◆ **Task objective**
Return only the lines from the start of the records through the line that contains "5.9, 10.8, 36.1];", inclusive; leave out all pictures.

◆ **Records supplied**

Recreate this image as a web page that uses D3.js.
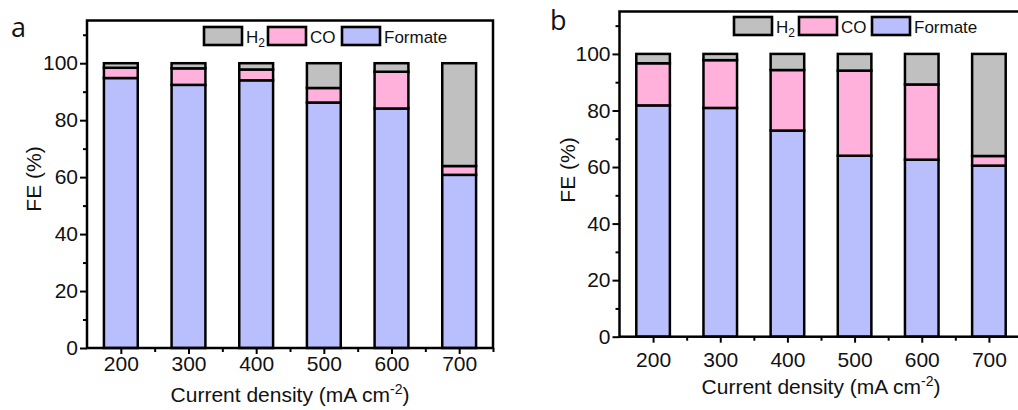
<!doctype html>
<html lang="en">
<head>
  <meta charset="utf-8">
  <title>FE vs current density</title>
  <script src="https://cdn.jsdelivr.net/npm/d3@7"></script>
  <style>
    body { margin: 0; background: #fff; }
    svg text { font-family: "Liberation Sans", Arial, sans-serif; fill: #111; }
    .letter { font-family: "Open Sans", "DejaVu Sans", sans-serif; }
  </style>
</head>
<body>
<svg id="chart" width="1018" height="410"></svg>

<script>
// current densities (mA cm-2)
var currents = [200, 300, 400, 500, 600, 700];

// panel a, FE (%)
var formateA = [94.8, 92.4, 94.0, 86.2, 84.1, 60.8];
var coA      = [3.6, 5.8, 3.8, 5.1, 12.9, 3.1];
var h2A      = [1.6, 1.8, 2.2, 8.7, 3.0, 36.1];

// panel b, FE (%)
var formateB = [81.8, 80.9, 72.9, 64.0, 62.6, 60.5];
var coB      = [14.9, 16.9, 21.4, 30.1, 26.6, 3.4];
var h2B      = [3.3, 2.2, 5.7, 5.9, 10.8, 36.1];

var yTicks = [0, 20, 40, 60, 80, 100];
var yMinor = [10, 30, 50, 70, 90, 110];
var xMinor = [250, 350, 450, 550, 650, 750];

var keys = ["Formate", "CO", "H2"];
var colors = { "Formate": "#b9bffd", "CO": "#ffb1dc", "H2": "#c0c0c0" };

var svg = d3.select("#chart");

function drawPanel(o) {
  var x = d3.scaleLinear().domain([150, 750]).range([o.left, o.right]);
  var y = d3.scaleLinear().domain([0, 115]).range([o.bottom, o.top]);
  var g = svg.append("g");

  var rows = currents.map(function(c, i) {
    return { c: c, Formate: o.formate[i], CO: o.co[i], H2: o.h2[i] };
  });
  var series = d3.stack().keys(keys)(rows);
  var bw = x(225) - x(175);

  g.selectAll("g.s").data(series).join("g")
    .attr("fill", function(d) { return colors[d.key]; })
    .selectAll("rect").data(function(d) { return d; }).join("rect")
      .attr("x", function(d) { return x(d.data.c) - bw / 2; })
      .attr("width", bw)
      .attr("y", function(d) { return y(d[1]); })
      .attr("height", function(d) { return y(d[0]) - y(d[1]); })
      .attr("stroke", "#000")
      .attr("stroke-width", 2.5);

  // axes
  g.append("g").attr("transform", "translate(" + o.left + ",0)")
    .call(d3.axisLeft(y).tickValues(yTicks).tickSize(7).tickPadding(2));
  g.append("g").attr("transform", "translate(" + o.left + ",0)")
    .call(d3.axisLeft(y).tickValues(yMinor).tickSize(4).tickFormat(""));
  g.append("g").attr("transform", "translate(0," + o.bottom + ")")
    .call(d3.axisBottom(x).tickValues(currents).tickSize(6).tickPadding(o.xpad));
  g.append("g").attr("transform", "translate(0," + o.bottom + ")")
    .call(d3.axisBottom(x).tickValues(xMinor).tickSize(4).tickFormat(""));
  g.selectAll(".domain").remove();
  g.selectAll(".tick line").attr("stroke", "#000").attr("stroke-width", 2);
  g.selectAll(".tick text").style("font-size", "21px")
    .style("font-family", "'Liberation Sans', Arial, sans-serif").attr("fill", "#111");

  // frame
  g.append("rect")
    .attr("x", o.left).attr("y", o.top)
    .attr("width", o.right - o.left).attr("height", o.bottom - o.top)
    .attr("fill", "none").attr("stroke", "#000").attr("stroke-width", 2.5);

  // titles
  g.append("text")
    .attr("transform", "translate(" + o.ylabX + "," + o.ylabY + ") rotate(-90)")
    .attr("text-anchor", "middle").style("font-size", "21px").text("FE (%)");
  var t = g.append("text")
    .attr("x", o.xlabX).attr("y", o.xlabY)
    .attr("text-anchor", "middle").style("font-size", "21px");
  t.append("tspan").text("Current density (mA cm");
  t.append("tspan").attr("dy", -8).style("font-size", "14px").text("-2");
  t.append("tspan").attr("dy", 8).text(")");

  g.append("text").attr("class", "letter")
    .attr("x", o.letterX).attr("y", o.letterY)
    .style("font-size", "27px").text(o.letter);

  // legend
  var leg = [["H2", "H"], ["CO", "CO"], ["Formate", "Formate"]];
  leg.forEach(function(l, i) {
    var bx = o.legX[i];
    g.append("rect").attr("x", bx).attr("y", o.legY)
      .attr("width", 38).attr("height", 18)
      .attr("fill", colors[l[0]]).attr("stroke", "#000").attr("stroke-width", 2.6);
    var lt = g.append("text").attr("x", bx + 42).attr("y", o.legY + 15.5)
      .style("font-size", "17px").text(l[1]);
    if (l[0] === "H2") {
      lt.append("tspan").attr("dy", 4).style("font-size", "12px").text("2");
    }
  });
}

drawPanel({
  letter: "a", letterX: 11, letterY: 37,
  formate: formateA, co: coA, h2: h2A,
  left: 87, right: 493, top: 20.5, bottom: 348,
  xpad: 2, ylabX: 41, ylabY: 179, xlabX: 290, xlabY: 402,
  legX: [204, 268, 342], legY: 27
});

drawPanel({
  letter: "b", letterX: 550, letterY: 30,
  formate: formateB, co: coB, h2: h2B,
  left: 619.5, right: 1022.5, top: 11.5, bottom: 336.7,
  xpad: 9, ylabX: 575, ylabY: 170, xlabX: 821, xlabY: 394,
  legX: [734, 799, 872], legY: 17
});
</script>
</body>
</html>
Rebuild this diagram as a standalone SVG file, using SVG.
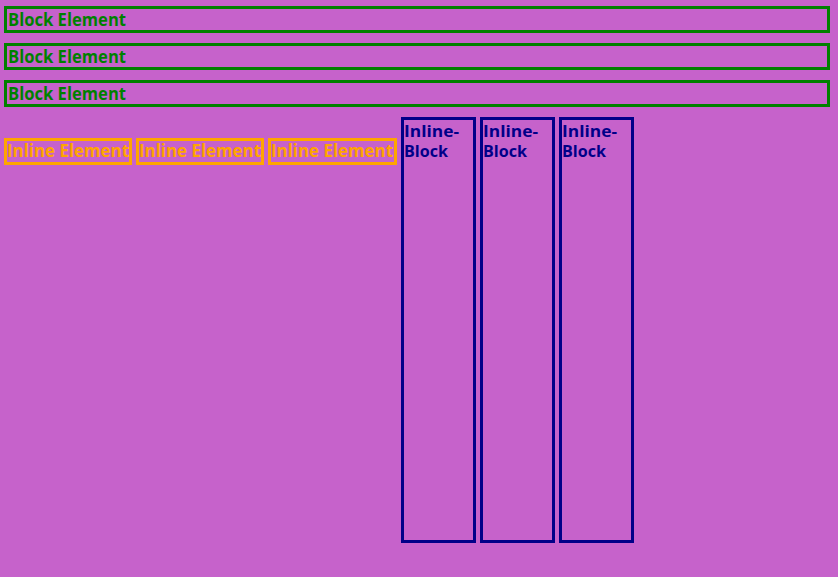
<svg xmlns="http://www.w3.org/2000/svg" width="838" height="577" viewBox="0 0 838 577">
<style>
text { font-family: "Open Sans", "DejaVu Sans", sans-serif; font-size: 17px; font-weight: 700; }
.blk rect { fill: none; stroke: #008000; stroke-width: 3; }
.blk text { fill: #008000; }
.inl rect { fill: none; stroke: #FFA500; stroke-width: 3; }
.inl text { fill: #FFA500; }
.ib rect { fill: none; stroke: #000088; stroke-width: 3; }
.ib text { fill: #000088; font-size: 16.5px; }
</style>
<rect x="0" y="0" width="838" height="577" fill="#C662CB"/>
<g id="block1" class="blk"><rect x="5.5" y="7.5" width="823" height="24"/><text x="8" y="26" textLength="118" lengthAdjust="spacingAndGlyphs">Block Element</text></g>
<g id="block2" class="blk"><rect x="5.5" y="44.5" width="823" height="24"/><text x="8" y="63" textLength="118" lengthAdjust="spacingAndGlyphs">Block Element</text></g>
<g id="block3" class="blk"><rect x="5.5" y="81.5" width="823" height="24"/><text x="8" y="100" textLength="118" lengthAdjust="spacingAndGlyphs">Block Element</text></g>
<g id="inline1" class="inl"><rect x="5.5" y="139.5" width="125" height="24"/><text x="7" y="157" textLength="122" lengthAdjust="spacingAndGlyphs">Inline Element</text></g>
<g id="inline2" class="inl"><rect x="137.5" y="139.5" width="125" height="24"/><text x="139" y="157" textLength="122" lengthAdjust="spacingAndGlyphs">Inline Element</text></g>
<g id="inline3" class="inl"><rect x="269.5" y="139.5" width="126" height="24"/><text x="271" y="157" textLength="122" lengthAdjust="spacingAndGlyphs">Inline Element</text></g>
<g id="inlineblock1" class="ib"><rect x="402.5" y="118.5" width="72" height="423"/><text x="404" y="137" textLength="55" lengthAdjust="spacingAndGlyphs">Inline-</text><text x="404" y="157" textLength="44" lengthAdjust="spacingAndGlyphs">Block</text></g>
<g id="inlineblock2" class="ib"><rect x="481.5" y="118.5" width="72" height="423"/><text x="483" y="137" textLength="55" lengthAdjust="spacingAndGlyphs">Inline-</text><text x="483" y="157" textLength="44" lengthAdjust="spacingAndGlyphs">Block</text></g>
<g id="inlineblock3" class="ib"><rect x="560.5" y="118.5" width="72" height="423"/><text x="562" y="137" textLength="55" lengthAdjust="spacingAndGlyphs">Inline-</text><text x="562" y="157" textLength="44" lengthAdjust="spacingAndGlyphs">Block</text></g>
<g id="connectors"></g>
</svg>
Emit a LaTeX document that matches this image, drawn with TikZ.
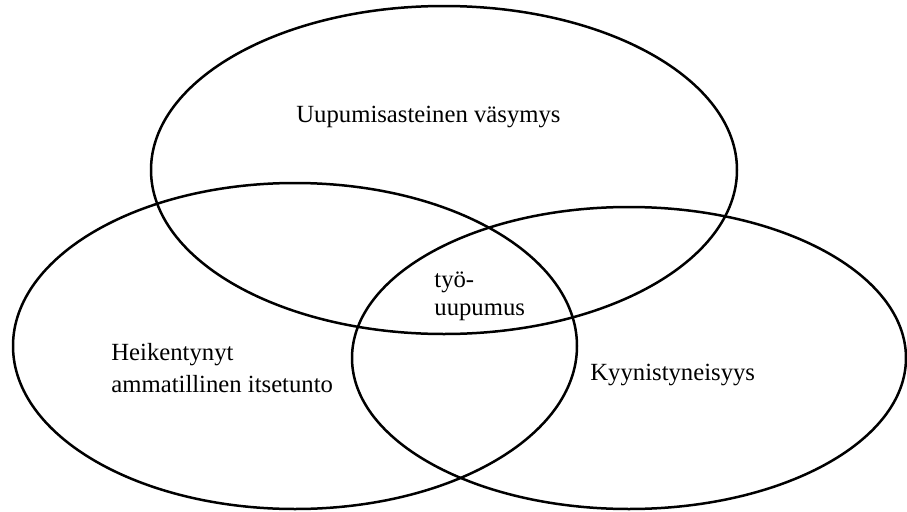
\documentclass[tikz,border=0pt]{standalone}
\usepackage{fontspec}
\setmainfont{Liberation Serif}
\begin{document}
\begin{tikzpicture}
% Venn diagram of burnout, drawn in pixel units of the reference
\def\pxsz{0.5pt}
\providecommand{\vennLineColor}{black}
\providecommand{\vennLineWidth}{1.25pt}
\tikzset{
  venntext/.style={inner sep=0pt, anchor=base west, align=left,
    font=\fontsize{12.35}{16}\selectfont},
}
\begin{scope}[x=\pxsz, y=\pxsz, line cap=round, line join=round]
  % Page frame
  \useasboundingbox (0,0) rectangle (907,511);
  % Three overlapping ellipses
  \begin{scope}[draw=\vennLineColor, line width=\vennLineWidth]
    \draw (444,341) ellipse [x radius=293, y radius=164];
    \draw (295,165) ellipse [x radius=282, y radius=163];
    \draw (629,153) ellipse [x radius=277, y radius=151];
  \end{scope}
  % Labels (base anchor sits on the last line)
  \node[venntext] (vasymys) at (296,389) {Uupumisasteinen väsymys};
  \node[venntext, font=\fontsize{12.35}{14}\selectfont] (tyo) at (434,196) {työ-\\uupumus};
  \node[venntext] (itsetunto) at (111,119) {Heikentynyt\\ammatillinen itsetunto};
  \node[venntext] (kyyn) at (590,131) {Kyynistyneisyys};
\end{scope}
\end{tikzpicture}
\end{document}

◆ **Answer in full**
Recreate this image as a web page that uses D3.js.
<!doctype html>
<html lang="en">
<head>
  <meta charset="utf-8">
  <title>FE vs current density</title>
  <script src="https://cdn.jsdelivr.net/npm/d3@7"></script>
  <style>
    body { margin: 0; background: #fff; }
    svg text { font-family: "Liberation Sans", Arial, sans-serif; fill: #111; }
    .letter { font-family: "Open Sans", "DejaVu Sans", sans-serif; }
  </style>
</head>
<body>
<svg id="chart" width="1018" height="410"></svg>

<script>
// current densities (mA cm-2)
var currents = [200, 300, 400, 500, 600, 700];

// panel a, FE (%)
var formateA = [94.8, 92.4, 94.0, 86.2, 84.1, 60.8];
var coA      = [3.6, 5.8, 3.8, 5.1, 12.9, 3.1];
var h2A      = [1.6, 1.8, 2.2, 8.7, 3.0, 36.1];

// panel b, FE (%)
var formateB = [81.8, 80.9, 72.9, 64.0, 62.6, 60.5];
var coB      = [14.9, 16.9, 21.4, 30.1, 26.6, 3.4];
var h2B      = [3.3, 2.2, 5.7, 5.9, 10.8, 36.1];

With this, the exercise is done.